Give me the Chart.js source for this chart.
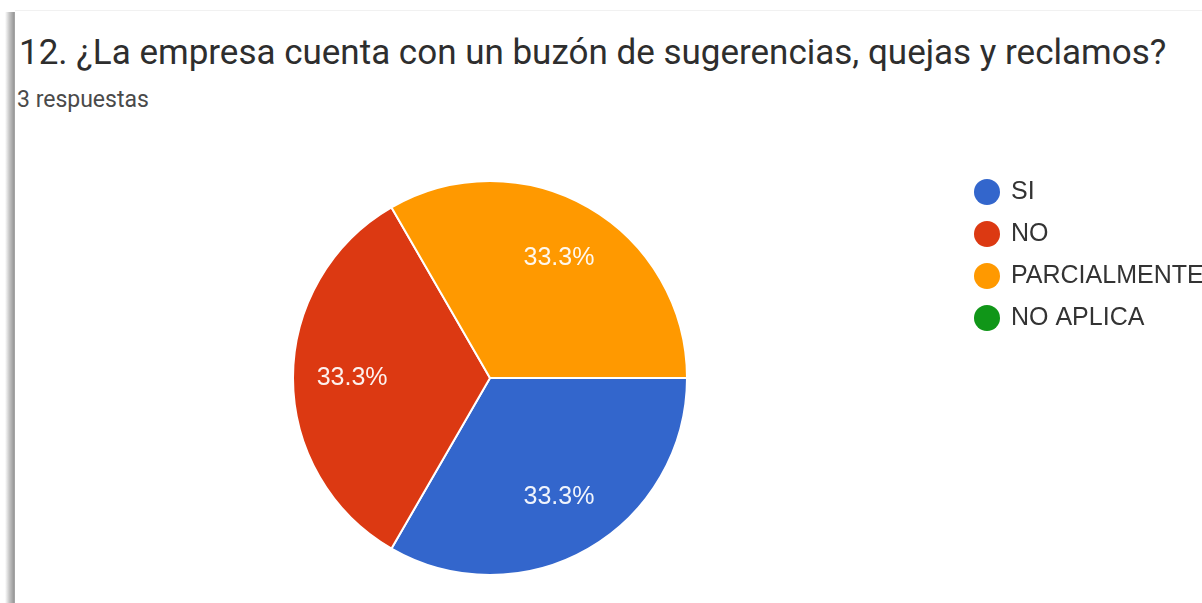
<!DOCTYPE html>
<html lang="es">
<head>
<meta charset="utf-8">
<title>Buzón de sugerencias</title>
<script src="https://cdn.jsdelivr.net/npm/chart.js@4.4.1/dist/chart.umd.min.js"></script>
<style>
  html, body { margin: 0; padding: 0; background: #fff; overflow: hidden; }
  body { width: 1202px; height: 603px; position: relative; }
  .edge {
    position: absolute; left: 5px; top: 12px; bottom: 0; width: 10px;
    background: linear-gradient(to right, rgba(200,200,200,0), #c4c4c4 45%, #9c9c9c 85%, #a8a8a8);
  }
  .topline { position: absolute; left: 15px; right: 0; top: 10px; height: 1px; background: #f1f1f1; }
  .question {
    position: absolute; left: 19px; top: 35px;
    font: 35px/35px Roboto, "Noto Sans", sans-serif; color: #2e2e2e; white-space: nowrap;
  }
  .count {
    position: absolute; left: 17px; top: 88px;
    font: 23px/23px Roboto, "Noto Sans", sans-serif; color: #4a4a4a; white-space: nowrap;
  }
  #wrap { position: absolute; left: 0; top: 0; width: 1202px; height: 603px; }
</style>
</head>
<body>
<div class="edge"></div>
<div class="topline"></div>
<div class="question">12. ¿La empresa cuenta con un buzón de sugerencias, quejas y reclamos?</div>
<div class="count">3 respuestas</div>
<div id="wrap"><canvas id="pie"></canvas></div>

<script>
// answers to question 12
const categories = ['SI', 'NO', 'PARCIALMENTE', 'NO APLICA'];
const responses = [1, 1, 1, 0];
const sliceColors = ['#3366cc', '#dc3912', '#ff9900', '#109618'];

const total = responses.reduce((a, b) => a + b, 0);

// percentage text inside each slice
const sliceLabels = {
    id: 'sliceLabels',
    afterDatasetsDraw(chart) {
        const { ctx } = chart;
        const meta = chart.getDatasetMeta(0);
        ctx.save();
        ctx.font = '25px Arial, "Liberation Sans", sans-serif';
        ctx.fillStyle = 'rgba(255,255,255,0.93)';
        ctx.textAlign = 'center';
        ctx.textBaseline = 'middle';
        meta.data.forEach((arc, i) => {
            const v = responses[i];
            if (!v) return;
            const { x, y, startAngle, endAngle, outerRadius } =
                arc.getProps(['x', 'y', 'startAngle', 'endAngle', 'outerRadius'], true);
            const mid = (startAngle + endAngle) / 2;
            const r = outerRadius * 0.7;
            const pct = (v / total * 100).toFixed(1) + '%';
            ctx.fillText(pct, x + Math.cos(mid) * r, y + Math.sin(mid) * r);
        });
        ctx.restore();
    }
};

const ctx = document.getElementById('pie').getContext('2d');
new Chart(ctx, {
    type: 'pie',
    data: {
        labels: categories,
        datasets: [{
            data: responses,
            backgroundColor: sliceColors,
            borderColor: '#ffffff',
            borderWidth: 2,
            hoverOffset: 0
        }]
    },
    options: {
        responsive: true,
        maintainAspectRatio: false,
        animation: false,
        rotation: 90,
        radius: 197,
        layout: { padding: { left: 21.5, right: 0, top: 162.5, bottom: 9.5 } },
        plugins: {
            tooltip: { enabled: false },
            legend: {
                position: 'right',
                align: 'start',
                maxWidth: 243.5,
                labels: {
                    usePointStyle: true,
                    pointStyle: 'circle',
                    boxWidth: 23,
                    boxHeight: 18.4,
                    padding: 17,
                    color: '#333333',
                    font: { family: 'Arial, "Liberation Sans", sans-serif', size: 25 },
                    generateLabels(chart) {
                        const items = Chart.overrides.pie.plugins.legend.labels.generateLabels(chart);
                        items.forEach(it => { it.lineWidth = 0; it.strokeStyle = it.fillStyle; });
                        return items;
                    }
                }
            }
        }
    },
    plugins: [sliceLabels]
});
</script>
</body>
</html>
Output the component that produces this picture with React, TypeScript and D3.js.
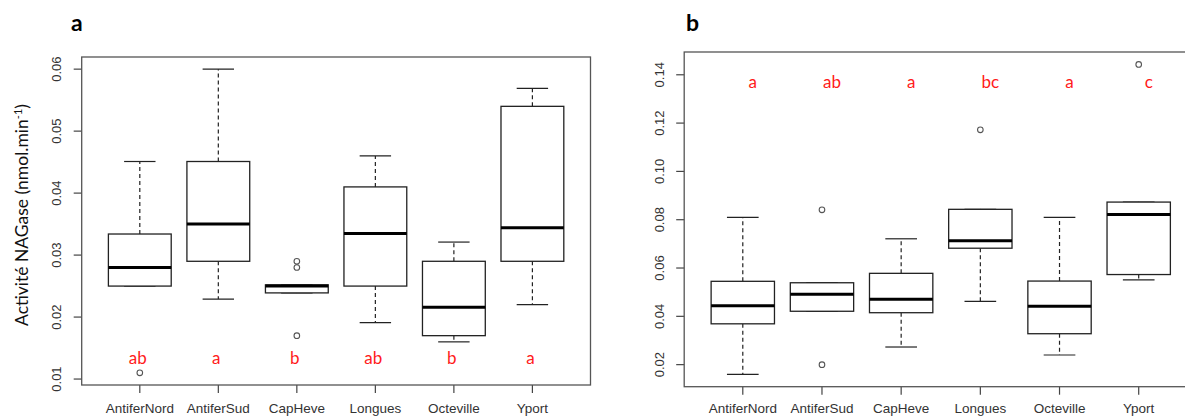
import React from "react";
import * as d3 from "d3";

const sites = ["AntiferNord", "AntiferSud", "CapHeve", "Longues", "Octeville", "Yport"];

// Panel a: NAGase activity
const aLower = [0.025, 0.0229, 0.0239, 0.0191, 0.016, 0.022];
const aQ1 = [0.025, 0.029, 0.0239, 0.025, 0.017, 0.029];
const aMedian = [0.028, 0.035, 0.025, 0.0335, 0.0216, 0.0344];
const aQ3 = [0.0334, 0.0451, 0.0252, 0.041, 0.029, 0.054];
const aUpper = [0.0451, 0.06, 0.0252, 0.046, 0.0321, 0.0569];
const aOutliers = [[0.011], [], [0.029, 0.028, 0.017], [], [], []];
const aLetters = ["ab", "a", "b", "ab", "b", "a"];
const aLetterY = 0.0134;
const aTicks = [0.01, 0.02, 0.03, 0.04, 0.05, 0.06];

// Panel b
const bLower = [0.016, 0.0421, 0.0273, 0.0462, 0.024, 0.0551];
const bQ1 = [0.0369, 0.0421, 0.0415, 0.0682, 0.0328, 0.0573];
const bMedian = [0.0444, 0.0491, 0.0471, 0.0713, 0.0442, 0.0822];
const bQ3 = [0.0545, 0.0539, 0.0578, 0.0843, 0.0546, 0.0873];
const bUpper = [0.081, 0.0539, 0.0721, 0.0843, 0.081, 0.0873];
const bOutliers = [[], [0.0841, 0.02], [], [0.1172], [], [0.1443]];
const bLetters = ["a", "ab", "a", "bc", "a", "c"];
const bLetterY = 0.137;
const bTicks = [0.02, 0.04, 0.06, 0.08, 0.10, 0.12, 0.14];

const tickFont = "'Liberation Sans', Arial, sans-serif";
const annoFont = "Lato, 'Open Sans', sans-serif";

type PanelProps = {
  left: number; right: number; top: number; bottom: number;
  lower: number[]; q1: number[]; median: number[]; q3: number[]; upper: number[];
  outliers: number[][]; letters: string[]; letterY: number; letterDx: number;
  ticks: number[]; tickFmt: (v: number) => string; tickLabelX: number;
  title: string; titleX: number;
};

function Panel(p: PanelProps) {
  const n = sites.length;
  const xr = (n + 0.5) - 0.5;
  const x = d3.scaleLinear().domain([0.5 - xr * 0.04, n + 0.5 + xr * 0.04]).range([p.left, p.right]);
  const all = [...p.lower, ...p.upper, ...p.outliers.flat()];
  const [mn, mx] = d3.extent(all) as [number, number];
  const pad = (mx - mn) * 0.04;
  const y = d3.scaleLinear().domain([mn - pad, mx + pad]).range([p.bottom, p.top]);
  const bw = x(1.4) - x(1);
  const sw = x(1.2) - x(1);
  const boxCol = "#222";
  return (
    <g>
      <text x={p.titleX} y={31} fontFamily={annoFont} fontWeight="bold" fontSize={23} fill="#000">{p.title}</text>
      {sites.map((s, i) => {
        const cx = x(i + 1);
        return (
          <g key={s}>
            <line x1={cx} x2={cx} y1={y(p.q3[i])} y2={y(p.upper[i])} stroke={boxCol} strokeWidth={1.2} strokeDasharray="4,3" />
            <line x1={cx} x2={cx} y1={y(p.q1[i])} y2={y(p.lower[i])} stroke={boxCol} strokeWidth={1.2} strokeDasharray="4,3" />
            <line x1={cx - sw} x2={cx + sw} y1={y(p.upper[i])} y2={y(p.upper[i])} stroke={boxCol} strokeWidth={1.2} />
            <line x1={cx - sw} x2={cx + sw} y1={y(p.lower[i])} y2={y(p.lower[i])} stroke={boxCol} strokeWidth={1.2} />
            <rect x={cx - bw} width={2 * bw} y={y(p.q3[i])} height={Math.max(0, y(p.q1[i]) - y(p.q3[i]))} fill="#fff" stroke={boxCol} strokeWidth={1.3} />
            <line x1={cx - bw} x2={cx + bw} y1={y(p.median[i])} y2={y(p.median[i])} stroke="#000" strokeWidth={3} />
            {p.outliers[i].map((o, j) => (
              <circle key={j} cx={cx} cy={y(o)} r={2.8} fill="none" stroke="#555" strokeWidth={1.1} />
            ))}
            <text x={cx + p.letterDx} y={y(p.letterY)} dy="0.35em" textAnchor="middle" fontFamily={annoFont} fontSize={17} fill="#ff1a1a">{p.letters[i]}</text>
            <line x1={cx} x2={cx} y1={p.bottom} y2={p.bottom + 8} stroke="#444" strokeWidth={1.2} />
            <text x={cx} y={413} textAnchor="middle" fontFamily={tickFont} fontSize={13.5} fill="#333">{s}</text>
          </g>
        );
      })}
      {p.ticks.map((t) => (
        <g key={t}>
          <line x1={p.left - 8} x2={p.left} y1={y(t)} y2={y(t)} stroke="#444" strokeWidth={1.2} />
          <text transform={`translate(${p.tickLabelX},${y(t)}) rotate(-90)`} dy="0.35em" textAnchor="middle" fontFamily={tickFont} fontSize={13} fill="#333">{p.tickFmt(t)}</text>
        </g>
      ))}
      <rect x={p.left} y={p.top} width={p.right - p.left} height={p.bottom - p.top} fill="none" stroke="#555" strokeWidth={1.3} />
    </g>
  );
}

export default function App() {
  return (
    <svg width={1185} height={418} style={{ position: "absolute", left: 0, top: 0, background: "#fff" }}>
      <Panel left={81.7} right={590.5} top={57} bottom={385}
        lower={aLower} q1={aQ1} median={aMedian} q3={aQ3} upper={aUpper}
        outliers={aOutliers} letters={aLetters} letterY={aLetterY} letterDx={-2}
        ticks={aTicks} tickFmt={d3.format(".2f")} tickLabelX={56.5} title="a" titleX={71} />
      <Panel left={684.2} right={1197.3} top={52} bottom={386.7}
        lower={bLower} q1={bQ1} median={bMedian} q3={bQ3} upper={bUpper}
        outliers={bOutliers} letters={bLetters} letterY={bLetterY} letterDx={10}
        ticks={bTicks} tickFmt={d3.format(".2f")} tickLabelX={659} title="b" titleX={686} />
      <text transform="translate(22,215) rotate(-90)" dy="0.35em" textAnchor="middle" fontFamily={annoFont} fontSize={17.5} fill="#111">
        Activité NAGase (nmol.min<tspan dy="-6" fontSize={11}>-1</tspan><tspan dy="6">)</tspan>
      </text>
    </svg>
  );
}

----------

Exercise description → Exactly as written, repeat the lines from the beginning of the entries up to and including the line with "const total = responses.reduce((a, b)", but not the pictures.

Completed exercise →
Give me the Chart.js source for this chart.
<!DOCTYPE html>
<html lang="es">
<head>
<meta charset="utf-8">
<title>Buzón de sugerencias</title>
<script src="https://cdn.jsdelivr.net/npm/chart.js@4.4.1/dist/chart.umd.min.js"></script>
<style>
  html, body { margin: 0; padding: 0; background: #fff; overflow: hidden; }
  body { width: 1202px; height: 603px; position: relative; }
  .edge {
    position: absolute; left: 5px; top: 12px; bottom: 0; width: 10px;
    background: linear-gradient(to right, rgba(200,200,200,0), #c4c4c4 45%, #9c9c9c 85%, #a8a8a8);
  }
  .topline { position: absolute; left: 15px; right: 0; top: 10px; height: 1px; background: #f1f1f1; }
  .question {
    position: absolute; left: 19px; top: 35px;
    font: 35px/35px Roboto, "Noto Sans", sans-serif; color: #2e2e2e; white-space: nowrap;
  }
  .count {
    position: absolute; left: 17px; top: 88px;
    font: 23px/23px Roboto, "Noto Sans", sans-serif; color: #4a4a4a; white-space: nowrap;
  }
  #wrap { position: absolute; left: 0; top: 0; width: 1202px; height: 603px; }
</style>
</head>
<body>
<div class="edge"></div>
<div class="topline"></div>
<div class="question">12. ¿La empresa cuenta con un buzón de sugerencias, quejas y reclamos?</div>
<div class="count">3 respuestas</div>
<div id="wrap"><canvas id="pie"></canvas></div>

<script>
// answers to question 12
const categories = ['SI', 'NO', 'PARCIALMENTE', 'NO APLICA'];
const responses = [1, 1, 1, 0];
const sliceColors = ['#3366cc', '#dc3912', '#ff9900', '#109618'];

const total = responses.reduce((a, b) => a + b, 0);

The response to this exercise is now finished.